__Written instruction__:
Copy out the lines that have "matplotlib" in them.

· · ·

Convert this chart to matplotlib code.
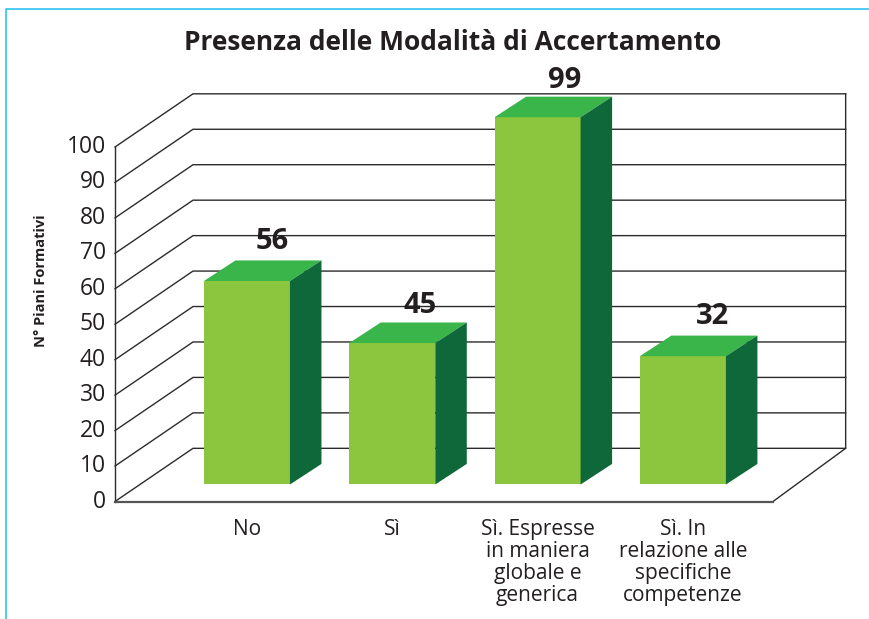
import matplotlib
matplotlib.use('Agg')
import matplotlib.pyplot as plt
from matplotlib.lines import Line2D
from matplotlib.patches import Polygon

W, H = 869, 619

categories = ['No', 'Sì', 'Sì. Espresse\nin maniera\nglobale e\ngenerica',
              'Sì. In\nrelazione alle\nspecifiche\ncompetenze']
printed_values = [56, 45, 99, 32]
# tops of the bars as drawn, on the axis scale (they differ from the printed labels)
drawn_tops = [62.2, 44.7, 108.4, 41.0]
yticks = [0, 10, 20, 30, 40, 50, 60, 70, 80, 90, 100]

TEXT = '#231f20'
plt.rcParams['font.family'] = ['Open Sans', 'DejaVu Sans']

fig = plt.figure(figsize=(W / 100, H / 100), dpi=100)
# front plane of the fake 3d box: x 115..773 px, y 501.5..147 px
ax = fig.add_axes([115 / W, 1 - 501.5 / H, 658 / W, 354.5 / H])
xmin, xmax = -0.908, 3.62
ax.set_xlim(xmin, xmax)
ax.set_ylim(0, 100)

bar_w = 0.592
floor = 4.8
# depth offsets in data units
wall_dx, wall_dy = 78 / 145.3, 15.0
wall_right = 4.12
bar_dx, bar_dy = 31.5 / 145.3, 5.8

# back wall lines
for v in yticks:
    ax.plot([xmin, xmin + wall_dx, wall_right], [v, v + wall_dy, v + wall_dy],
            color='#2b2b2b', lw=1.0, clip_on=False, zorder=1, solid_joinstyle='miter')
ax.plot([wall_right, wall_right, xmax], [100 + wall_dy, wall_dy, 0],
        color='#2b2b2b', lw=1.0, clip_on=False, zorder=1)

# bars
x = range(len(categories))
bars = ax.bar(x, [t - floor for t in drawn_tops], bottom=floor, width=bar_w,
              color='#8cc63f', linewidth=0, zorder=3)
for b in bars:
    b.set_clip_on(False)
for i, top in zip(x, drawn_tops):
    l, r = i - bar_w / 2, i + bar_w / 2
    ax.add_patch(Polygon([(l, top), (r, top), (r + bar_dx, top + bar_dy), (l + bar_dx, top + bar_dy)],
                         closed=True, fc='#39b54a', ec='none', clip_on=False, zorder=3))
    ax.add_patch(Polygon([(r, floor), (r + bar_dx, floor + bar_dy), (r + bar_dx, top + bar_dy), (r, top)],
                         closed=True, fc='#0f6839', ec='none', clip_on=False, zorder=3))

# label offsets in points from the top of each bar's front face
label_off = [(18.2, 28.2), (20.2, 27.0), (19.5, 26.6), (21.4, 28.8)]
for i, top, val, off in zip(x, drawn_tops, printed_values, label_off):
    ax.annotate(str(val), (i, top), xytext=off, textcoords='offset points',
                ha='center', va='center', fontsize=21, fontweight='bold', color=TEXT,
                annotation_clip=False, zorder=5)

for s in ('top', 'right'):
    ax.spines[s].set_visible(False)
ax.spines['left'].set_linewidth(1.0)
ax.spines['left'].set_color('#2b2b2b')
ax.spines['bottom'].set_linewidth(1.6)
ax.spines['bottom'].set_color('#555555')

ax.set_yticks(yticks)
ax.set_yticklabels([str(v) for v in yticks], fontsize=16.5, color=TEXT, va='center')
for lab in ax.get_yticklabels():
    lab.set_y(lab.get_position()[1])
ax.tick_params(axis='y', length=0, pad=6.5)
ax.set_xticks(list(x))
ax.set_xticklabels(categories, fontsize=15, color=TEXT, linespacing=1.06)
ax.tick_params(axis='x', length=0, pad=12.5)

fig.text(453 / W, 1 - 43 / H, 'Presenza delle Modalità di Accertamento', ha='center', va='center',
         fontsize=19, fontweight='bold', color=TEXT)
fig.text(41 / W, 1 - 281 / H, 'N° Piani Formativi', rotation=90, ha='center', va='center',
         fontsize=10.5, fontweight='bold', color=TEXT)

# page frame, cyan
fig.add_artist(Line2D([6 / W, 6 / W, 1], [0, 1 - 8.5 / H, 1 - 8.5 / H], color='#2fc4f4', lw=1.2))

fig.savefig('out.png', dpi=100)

· · ·

__Response to this exercise__:
Convert this chart to matplotlib code.
import matplotlib
matplotlib.use('Agg')
import matplotlib.pyplot as plt
from matplotlib.lines import Line2D
from matplotlib.patches import Polygon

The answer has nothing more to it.